### What you are asked to do:
Write out the listing, please, but only from its first line through the line containing "pcts = fr * 100", exactly as given and without pictures.

### Dataset section:

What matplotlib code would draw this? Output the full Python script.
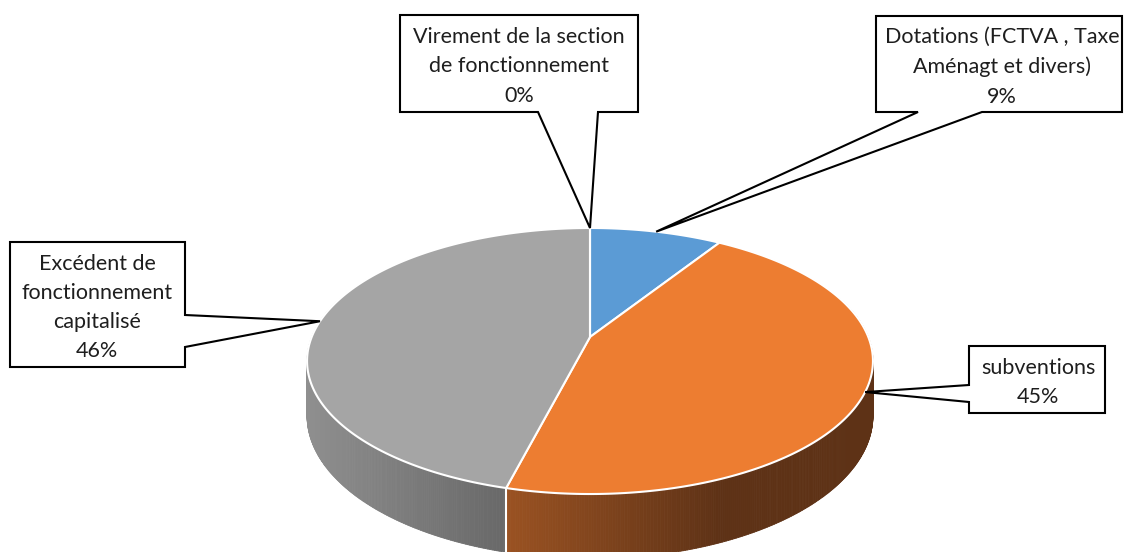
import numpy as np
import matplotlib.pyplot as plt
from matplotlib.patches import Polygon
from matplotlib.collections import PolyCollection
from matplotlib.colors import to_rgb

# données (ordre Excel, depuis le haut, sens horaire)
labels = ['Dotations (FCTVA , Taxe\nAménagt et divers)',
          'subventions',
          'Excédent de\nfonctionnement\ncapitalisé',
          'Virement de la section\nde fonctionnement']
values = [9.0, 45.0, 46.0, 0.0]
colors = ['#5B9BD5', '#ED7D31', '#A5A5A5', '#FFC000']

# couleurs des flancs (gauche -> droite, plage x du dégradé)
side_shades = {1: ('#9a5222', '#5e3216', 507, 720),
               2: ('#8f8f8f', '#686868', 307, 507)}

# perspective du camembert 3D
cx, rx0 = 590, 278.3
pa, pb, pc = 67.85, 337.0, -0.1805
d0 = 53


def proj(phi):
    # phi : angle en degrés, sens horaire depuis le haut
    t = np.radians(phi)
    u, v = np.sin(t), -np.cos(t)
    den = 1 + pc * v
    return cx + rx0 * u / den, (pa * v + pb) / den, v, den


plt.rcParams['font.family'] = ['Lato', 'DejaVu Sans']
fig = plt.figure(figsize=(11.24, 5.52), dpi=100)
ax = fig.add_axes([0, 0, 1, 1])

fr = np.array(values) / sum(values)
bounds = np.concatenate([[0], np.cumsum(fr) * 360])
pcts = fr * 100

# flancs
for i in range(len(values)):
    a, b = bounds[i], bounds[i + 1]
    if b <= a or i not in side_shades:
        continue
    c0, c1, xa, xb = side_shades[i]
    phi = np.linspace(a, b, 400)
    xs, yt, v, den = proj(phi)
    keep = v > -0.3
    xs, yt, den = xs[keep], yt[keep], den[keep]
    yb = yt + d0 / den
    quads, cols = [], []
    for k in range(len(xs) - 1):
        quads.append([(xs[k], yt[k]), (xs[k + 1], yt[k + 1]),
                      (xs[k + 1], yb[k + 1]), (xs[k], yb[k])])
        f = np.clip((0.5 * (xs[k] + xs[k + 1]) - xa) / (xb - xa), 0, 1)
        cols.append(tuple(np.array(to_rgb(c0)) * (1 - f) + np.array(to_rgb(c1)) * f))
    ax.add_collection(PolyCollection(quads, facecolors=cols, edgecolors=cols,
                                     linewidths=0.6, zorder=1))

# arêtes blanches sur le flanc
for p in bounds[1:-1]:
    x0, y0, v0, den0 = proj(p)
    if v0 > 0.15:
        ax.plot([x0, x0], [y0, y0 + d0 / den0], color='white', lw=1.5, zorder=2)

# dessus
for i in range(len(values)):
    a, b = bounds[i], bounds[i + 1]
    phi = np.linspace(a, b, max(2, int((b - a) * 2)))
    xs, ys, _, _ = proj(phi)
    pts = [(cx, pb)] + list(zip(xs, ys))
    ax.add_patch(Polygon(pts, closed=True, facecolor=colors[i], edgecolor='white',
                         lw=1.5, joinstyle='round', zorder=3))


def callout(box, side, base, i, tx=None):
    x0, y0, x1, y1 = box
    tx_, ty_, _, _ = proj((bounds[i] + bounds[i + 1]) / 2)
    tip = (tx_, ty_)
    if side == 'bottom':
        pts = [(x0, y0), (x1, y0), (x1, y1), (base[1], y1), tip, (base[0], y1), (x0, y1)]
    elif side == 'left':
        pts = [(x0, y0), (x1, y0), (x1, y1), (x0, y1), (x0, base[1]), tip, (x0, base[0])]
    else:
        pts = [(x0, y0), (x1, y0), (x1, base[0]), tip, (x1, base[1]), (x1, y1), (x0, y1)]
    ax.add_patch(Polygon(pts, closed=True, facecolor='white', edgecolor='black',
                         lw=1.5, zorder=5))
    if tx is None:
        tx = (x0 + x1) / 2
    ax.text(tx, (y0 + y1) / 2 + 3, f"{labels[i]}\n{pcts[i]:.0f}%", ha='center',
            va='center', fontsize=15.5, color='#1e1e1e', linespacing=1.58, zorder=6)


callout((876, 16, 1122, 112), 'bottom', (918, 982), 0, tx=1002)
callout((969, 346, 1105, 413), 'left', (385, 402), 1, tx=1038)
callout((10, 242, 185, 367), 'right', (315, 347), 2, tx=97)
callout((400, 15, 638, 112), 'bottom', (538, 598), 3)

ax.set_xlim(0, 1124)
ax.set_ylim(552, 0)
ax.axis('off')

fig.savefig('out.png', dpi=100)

### Result of this exercise:
What matplotlib code would draw this? Output the full Python script.
import numpy as np
import matplotlib.pyplot as plt
from matplotlib.patches import Polygon
from matplotlib.collections import PolyCollection
from matplotlib.colors import to_rgb

# données (ordre Excel, depuis le haut, sens horaire)
labels = ['Dotations (FCTVA , Taxe\nAménagt et divers)',
          'subventions',
          'Excédent de\nfonctionnement\ncapitalisé',
          'Virement de la section\nde fonctionnement']
values = [9.0, 45.0, 46.0, 0.0]
colors = ['#5B9BD5', '#ED7D31', '#A5A5A5', '#FFC000']

# couleurs des flancs (gauche -> droite, plage x du dégradé)
side_shades = {1: ('#9a5222', '#5e3216', 507, 720),
               2: ('#8f8f8f', '#686868', 307, 507)}

# perspective du camembert 3D
cx, rx0 = 590, 278.3
pa, pb, pc = 67.85, 337.0, -0.1805
d0 = 53


def proj(phi):
    # phi : angle en degrés, sens horaire depuis le haut
    t = np.radians(phi)
    u, v = np.sin(t), -np.cos(t)
    den = 1 + pc * v
    return cx + rx0 * u / den, (pa * v + pb) / den, v, den


plt.rcParams['font.family'] = ['Lato', 'DejaVu Sans']
fig = plt.figure(figsize=(11.24, 5.52), dpi=100)
ax = fig.add_axes([0, 0, 1, 1])

fr = np.array(values) / sum(values)
bounds = np.concatenate([[0], np.cumsum(fr) * 360])
pcts = fr * 100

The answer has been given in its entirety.